Eight days. That’s how long he had to prepare for “The Golden Boy,” Austin Arnett, in his UFC debut.

“It was literally right after the fight ended,” he says. “One of the commission guys that I guess works with the UFC from Arizona came up and was like, ‘Hey, they want you next week in North Carolina.’ We were like, okay, went home and packed our bags again. It was fast.”

Sandhagen didn’t grow up obsessing over the fight game, and he didn’t constantly get into scraps in school. When he attended Smoky Hill High School in Aurora, he was, of all things, a basketball player. More specifically, he switched between playing point guard and shooting guard, using finesse and spatial awareness to excel on the court. (“I think [basketball] helps with the footwork and the agility aspect of striking,” he says). He boxed a little bit here and there, and took some taekwondo courses, but it wasn’t until he was 17 that he began looking in the direction of combat sports in earnest.

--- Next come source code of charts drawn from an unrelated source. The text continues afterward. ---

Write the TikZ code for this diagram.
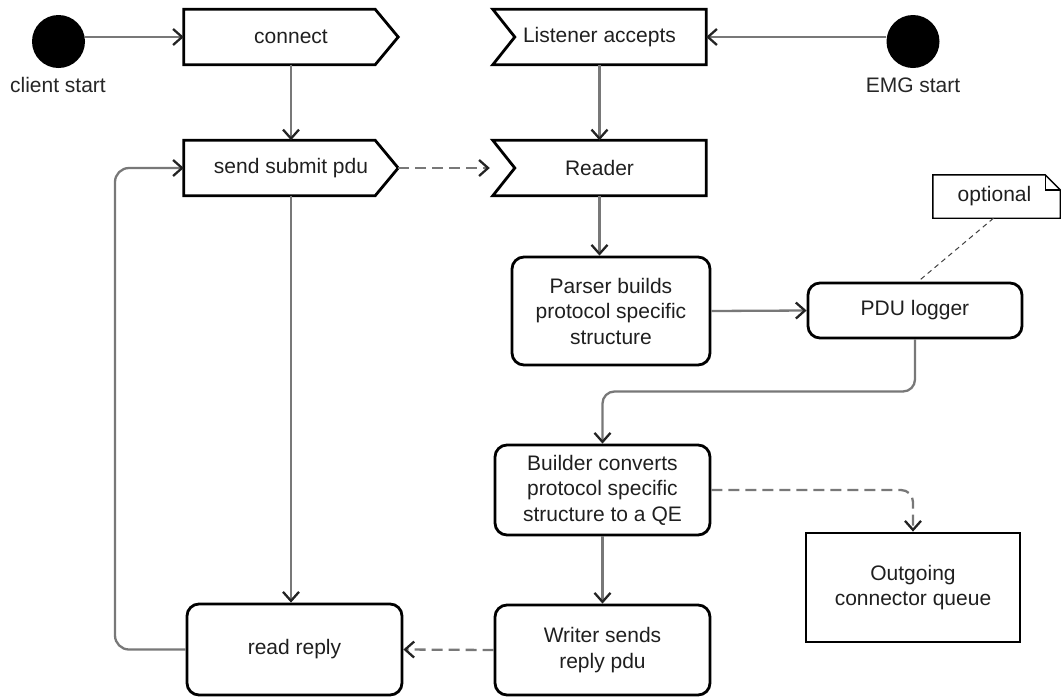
\documentclass[tikz,border=0pt]{standalone}
\usepackage{fontspec}
\setmainfont{Liberation Sans}
\usetikzlibrary{arrows.meta,calc}
\definecolor{linegray}{RGB}{120,120,120}
\definecolor{tipgray}{RGB}{35,35,35}
\begin{document}
\begin{tikzpicture}[x=1pt,y=-1pt,
  every node/.style={font=\fontsize{21}{25.5}\selectfont, inner sep=0pt, align=center, text=black!88},
  box/.style={draw=black, line width=2.8pt, rounded corners=12pt},
  plainbox/.style={draw=black, line width=2.8pt},
  sigbox/.style={minimum width=214pt, minimum height=55pt},
  outline/.style={draw=black, line width=2.8pt, line join=miter},
  conn/.style={draw=linegray, line width=2.3pt, -{Straight Barb[length=9pt,width=16pt,line width=2.3pt,color=tipgray]}},
  dashconn/.style={conn, dash pattern=on 11pt off 6pt},
  startdot/.style={circle, fill=black, minimum size=53pt},
  lbl/.style={text=black!85},
  ]
\useasboundingbox (0,0) rectangle (1061,697);

% start points
\node[startdot] (cs) at (58.5,41.5) {};
\node[lbl] (cslbl) at (58,85) {client start};
\node[startdot] (emg) at (913,41.5) {};
\node[lbl] (emglbl) at (913,85) {EMG start};

% signal shapes
\node[sigbox] (connect) at (291,37) {connect};
\node[sigbox] (send) at (291,168) {send submit pdu};
\node[sigbox, minimum width=213pt] (listener) at (599.5,37) {Listener accepts};
\node[sigbox, minimum width=213pt] (reader) at (599.5,168) {Reader};

\foreach \n in {connect,send}{
  \draw[outline] (\n.north west) -- ($(\n.north east)+(-23,0)$) -- (\n.east)
    -- ($(\n.south east)+(-23,0)$) -- (\n.south west) -- cycle;
}
\foreach \n in {listener,reader}{
  \draw[outline] (\n.north west) -- (\n.north east) -- (\n.south east)
    -- (\n.south west) -- ($(\n.west)+(22,0)$) -- cycle;
}

% process boxes
\node[box, minimum width=198pt, minimum height=108pt] (parser) at (611,311)
  {Parser builds\\protocol specific\\structure};
\node[box, minimum width=214pt, minimum height=55pt] (pdu) at (915,310.5) {PDU logger};
\node[box, minimum width=215pt, minimum height=90pt] (builder) at (602.5,490)
  {Builder converts\\protocol specific\\structure to a QE};
\node[box, minimum width=215pt, minimum height=90pt] (writer) at (602.5,650)
  {Writer sends\\reply pdu};
\node[box, minimum width=215pt, minimum height=91pt] (readreply) at (294.5,649.5) {read reply};
\node[plainbox, minimum width=214pt, minimum height=109pt] (outq) at (913,587.5)
  {Outgoing\\connector queue};

% note
\node[minimum width=127pt, minimum height=43pt] (note) at (996.5,196.5) {\hspace*{-4pt}optional};
\draw[draw=black, line width=1.4pt, line join=miter]
  (note.north west) -- ($(note.north east)+(-15,0)$) -- ($(note.north east)+(0,15)$)
  -- (note.south east) -- (note.south west) -- cycle;
\draw[draw=black, line width=1.4pt, line join=miter]
  ($(note.north east)+(-15,0)$) -- ($(note.north east)+(-15,15)$) -- ($(note.north east)+(0,15)$);

% helper coordinates
\coordinate (m1) at ($(pdu.south)!0.5!(builder.north)$);
\coordinate (loopx) at (115,400);

% connectors
\draw[conn] (cs.east |- connect.west) -- (connect.west);
\draw[conn] (connect.south) -- (send.north);
\draw[conn] (emg.west |- listener.east) -- (listener.east);
\draw[conn] (listener.south) -- (reader.north);
\draw[dashconn] (send.east) -- ($(reader.west)+(-3,0)$);
\draw[conn] (reader.south) -- (reader.south |- parser.north);
\draw[conn] (parser.east) -- (pdu.west);
\draw[conn, rounded corners=12pt] (pdu.south) -- (pdu.south |- m1) -- (builder.north |- m1) -- (builder.north);
\draw[draw=black!75, line width=1pt, dash pattern=on 5pt off 4pt] ([xshift=-3pt]note.south) -- ([xshift=3pt]pdu.north);
\draw[conn] (builder.south) -- (writer.north);
\draw[dashconn, rounded corners=12pt] (builder.east) -- (outq.north |- builder.east) -- (outq.north);
\draw[dashconn] (writer.west) -- (readreply.east);
\draw[conn] (send.south) -- (send.south |- readreply.north);
\draw[conn, rounded corners=14pt] (readreply.west) -- (readreply.west -| loopx) -- (send.west -| loopx) -- (send.west);
\end{tikzpicture}
\end{document}
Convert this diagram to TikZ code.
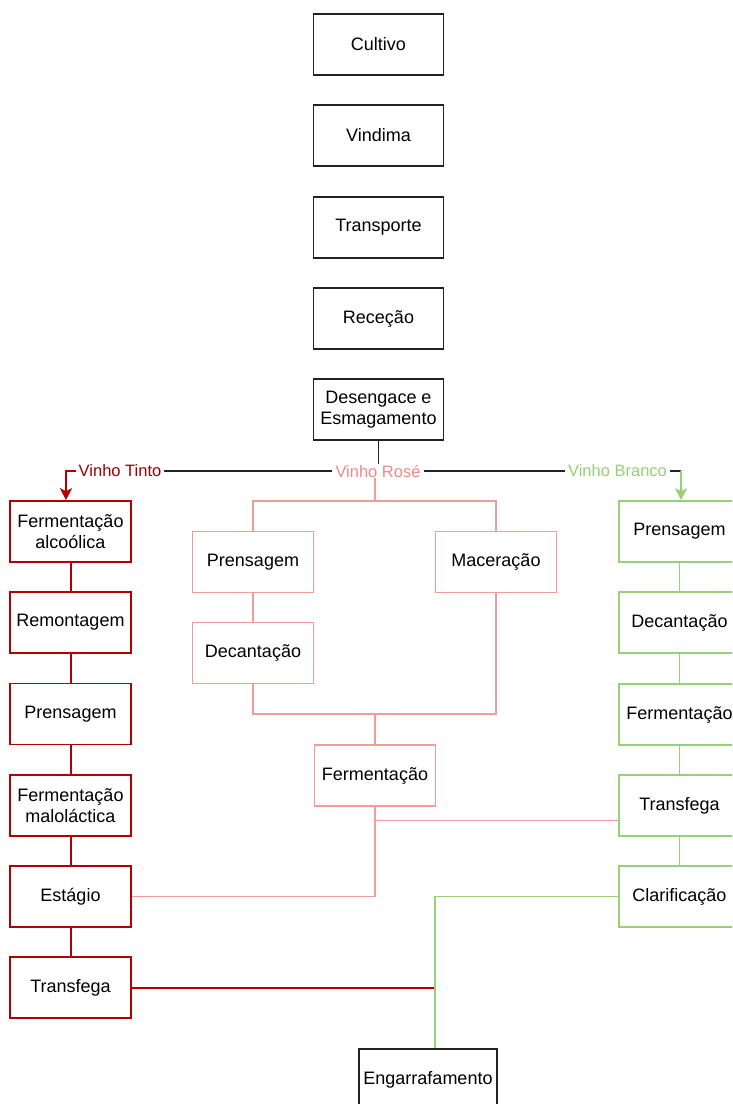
\documentclass[tikz,border=0pt]{standalone}
\usepackage{fontspec}
\setmainfont{Liberation Sans}
\usetikzlibrary{arrows.meta}
\definecolor{tinto}{HTML}{B20000}
\definecolor{tintotxt}{HTML}{990000}
\definecolor{rose}{HTML}{F19C99}
\definecolor{rosetxt}{HTML}{EE8A86}
\definecolor{branco}{HTML}{97D077}
\definecolor{ink}{HTML}{222222}

\begin{document}
\begin{tikzpicture}[x=1pt,y=-1pt,
  stepbox/.style={draw=ink, line width=1.6pt, rectangle, inner sep=0pt,
    minimum height=61pt, minimum width=121pt, align=center,
    font=\fontsize{18}{21.5}\selectfont},
  topbox/.style={stepbox, minimum width=130pt},
  tbox/.style={stepbox, draw=tinto},
  rbox/.style={stepbox, draw=rose},
  bbox/.style={stepbox, draw=branco},
  lbl/.style={fill=white, inner xsep=3pt, inner ysep=1pt,
    font=\fontsize{16.5}{18}\selectfont},
  kline/.style={draw=ink, line width=1.6pt},
  tline/.style={draw=tinto, line width=2pt},
  rline/.style={draw=rose, line width=1.6pt},
  gline/.style={draw=branco, line width=1.6pt},
  tip/.style={-{Stealth[length=12pt,width=12pt,inset=3pt]}}
]
\clip (0,0) rectangle (732,1104);
\fill[white] (0,0) rectangle (732,1104);

% common steps
\node[topbox] (cult)  at (378.5,44.5)  {Cultivo};
\node[topbox] (vind)  at (378.5,135.5) {Vindima};
\node[topbox] (transp) at (378.5,227.5) {Transporte};
\node[topbox] (recep) at (378.5,318.5) {Receção};
\node[topbox] (desen) at (378.5,409.5) {Desengace e\\Esmagamento};

% red wine
\node[tbox] (tferm)   at (70.5,531.5) {Fermentação\\alcoólica};
\node[tbox] (tremont) at (70.5,622.5) {Remontagem};
\node[tbox] (tprens)  at (70.5,714)   {Prensagem};
\node[tbox] (tmalo)   at (70.5,805.5) {Fermentação\\maloláctica};
\node[tbox] (testag)  at (70.5,896.5) {Estágio};
\node[tbox] (ttransf) at (70.5,987.5) {Transfega};

% rosé wine
\node[rbox] (rprens) at (253,562)   {Prensagem};
\node[rbox] (rdec)   at (253,653)   {Decantação};
\node[rbox] (rmac)   at (496,562)   {Maceração};
\node[rbox] (rferm)  at (375,775.5) {Fermentação};

% white wine
\node[bbox] (bprens)  at (679.5,531.5) {Prensagem};
\node[bbox] (bdec)    at (679.5,622.5) {Decantação};
\node[bbox] (bferm)   at (679.5,714.5) {Fermentação};
\node[bbox] (btransf) at (679.5,805.5) {Transfega};
\node[bbox] (bclar)   at (679.5,896.5) {Clarificação};

% bottling
\node[stepbox, minimum width=138pt] (eng) at (428,1079.5) {Engarrafamento};

% branch labels
\node[lbl, text=tintotxt] (vt) at (120,471) {Vinho Tinto};
\node[lbl, text=rosetxt]  (vr) at (378,471) {Vinho Rosé};
\node[lbl, text=branco]   (vb) at (617.5,471) {Vinho Branco};

\coordinate (tk) at (66,471);
\coordinate (bk) at (681,471);
\coordinate (rk) at (375,501);
\coordinate (rj) at (375,714);
\coordinate (rs) at (375,820.5);
\coordinate (gj) at (435,896.5);

% split after destemming
\draw[kline] (desen.south) -- (desen.south |- vr.north);
\draw[kline] (vr.west) -- (vt.east);
\draw[kline] (vr.east) -- (vb.west);
\draw[kline] (vb.east) -- (bk);
\draw[tline, tip] (vt.west) -- (tk) -- (tk |- tferm.north);
\draw[gline, tip] (bk) -- (bk |- bprens.north);

% red wine chain
\draw[tline] (tferm.south) -- (tremont.north);
\draw[tline] (tremont.south) -- (tprens.north);
\draw[tline] (tprens.south) -- (tmalo.north);
\draw[tline] (tmalo.south) -- (testag.north);
\draw[tline] (testag.south) -- (ttransf.north);
\draw[tline] (ttransf.east) -- (ttransf.east -| gj);

% rosé chain
\draw[rline] (rk |- vr.south) -- (rk);
\draw[rline] (rprens.north) -- (rprens.north |- rk) -- (rmac.north |- rk) -- (rmac.north);
\draw[rline] (rprens.south) -- (rdec.north);
\draw[rline] (rdec.south) -- (rdec.south |- rj) -- (rmac.south |- rj) -- (rmac.south);
\draw[rline] (rj) -- (rferm.north);
\draw[rline] (rferm.south) -- (rferm.south |- testag.east) -- (testag.east);
\draw[rline] (rs) -- (rs -| btransf.west);

% white wine chain
\draw[gline] (bprens.south) -- (bdec.north);
\draw[gline] (bdec.south) -- (bferm.north);
\draw[gline] (bferm.south) -- (btransf.north);
\draw[gline] (btransf.south) -- (bclar.north);
\draw[gline] (bclar.west) -- (gj) -- (gj |- eng.north);
\end{tikzpicture}
\end{document}
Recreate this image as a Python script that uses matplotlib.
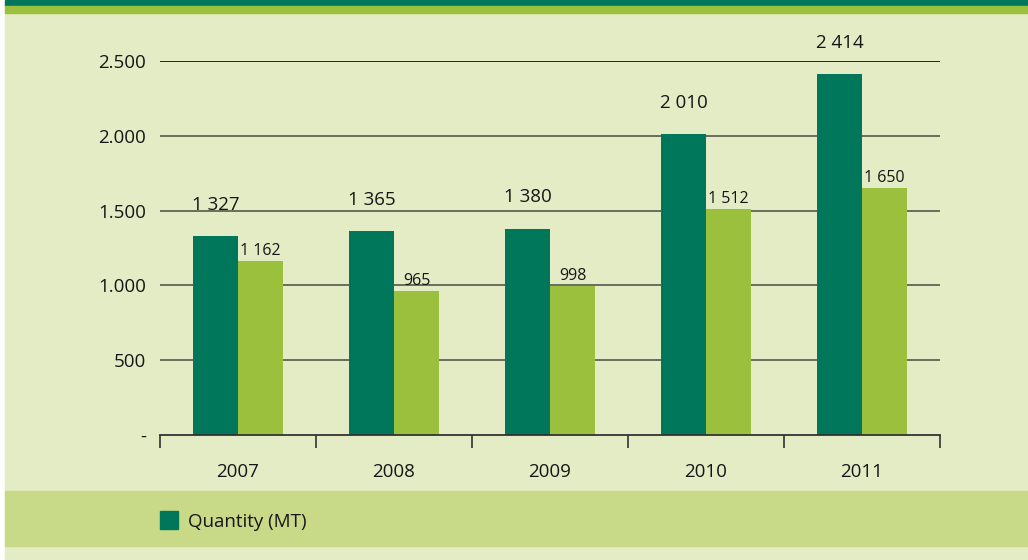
import matplotlib.pyplot as plt
import matplotlib.patches as mpatches
import numpy as np

years = ["2007", "2008", "2009", "2010", "2011"]
quantity = [1327, 1365, 1380, 2010, 2414]
second = [1162, 965, 998, 1512, 1650]
quantity_labels = ["1 327", "1 365", "1 380", "2 010", "2 414"]
second_labels = ["1 162", "965", "998", "1 512", "1 650"]
y_ticks = [0, 500, 1000, 1500, 2000, 2500]
y_tick_labels = ["-", "500", "1.000", "1.500", "2.000", "2.500"]

DARK = "#00775A"
LIGHT = "#9BC03E"
BG = "#E4ECC6"
BAND = "#C8D988"
TXT = "#161616"

plt.rcParams["font.family"] = ["Open Sans", "DejaVu Sans"]

W, H = 1028, 560
fig = plt.figure(figsize=(W / 100, H / 100), dpi=100)
fig.patch.set_facecolor("white")

# background panel and top bands
fig.patches.append(mpatches.Rectangle((5 / W, 0), 1 - 5 / W, 1 - 13 / H,
                                      transform=fig.transFigure, color=BG, zorder=-3))
fig.patches.append(mpatches.Rectangle((5 / W, 1 - 6 / H), 1, 6 / H,
                                      transform=fig.transFigure, color=DARK, zorder=-2))
fig.patches.append(mpatches.Rectangle((5 / W, 1 - 13 / H), 1, 7 / H,
                                      transform=fig.transFigure, color=LIGHT, zorder=-2))
# legend band
fig.patches.append(mpatches.Rectangle((5 / W, 1 - 546 / H), 1, 55 / H,
                                      transform=fig.transFigure, color=BAND, zorder=-2))

ax = fig.add_axes([160 / W, 1 - 435 / H, 780 / W, 374 / H])
ax.set_facecolor("none")

x = np.arange(len(years))
bw = 0.29
ax.bar(x - bw / 2, quantity, bw, color=DARK, zorder=3)
ax.bar(x + bw / 2, second, bw, color=LIGHT, zorder=3)

for xi, v, lab in zip(x, quantity, quantity_labels):
    ax.annotate(lab, (xi - bw / 2, v), xytext=(0, 16), textcoords="offset points",
                ha="center", va="bottom", fontsize=13.5, color=TXT)
for xi, v, lab in zip(x, second, second_labels):
    ax.annotate(lab, (xi + bw / 2, v), xytext=(0, 1.5), textcoords="offset points",
                ha="center", va="bottom", fontsize=11.5, color=TXT)

ax.set_xlim(-0.5, len(years) - 0.5)
ax.set_ylim(0, 2500)
ax.set_yticks(y_ticks)
ax.set_yticklabels(y_tick_labels, fontsize=13.5, color=TXT)
ax.tick_params(axis="y", length=0, pad=10)
for t in y_ticks[1:]:
    ax.axhline(t, color=TXT if t == 2500 else "#5f6357", lw=1.3, zorder=1)

ax.set_xticks(x)
ax.set_xticklabels(years, fontsize=13.5, color=TXT)
ax.set_xticks(np.arange(len(years) + 1) - 0.5, minor=True)
ax.tick_params(axis="x", which="major", length=0, pad=20)
ax.tick_params(axis="x", which="minor", length=9, width=1.2, color="#333333", direction="out")

for s in ["top", "right", "left"]:
    ax.spines[s].set_visible(False)
ax.spines["bottom"].set_color("#333333")
ax.spines["bottom"].set_linewidth(1.3)
ax.spines["bottom"].set_zorder(4)

# legend
fig.patches.append(mpatches.Rectangle((160 / W, 1 - 529 / H), 18 / W, 18 / H,
                                      transform=fig.transFigure, color=DARK))
fig.text(188 / W, 1 - 522 / H, "Quantity (MT)", fontsize=13.5, va="center", color=TXT)

fig.savefig("out.png", dpi=100)
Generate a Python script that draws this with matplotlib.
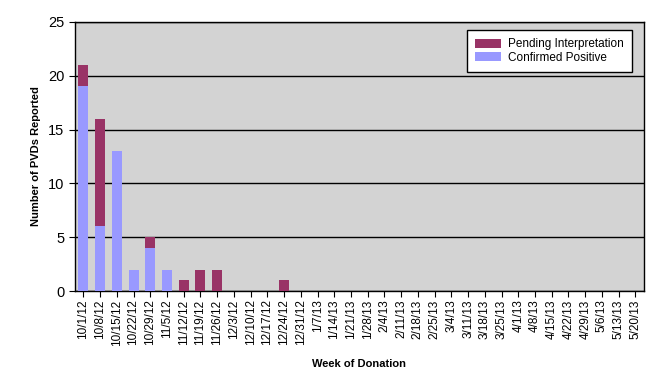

At first it was kickboxing, a sport he discovered he was good at very quickly through the amateur ranks. By the time he was 18, he won the Colorado Championship. By the time he was 20, he won the WKA North American Championship, and by 22, the WKA world title. It was after that that he began to segue into mixed martial arts full-time. He’s been with his coaches at the Elevation Fight Team for years — a core group comprised of Eliot Marshall, Christian Allen, Dave Zabriskie, Vinnie Lopez and Cody Donovan — and has been slowly building into a contender behind closed doors. 
“Once we split away from Muscle Pharm, our team got a lot smaller when T.J. [Dillashaw] left, and we had that little break from Muscle Pharm,” he says. “I like it so much more. We don’t have really huge names popping in and out of the gym like we kind of had when Matt Brown and T.J. were training out with us, but I think it’s better.

“The comparison I use is, it’s like when you’re in college and you’re taking a class, you don’t want to take the class that’s in a huge auditorium. You want to be in the class with 20-30 people, where all the of the students know each other and they can actually work with the teacher. That’s what I feel like we’ve been able to build.”

Sandhagen also likes that the Elevation Fight Team focuses on the mind as much as they do fight strategy and physical training. “We try to conquer the mind and be good people on top of that,” he says. “Honestly man, conquering the mind — as cheesy as it sounds — it’s really 90 percent of the sport.”

So how far can Sandhagen go in this sport? Saturday night’s fight with Lineker is a big test, but it’s one he feels more than equipped to deal with. A win catapults him into the rarified air of contenders at bantamweight. There’s a big picture in play, too. If he has it his way, he’s going to be like a phoenix shooting through the UFC. Get in, get rich, get out, and leave nothing but a bleeding heart.

“I definitely want as many fights as I can, if I could get three more this year I’d love to do that,” he says. “I mean, that’s how you get all the attention anyways, look at Israel [Adesanya]. That’s how I see the rest of the year.

“It seems the UFC wants me to fight as soon as I can every single time. That’s what I’m here to do. I don’t really want to have a very long career. I want to get in, do my work, have as many fights as I can in the next four or five years, make all the money that I can, and then get out.”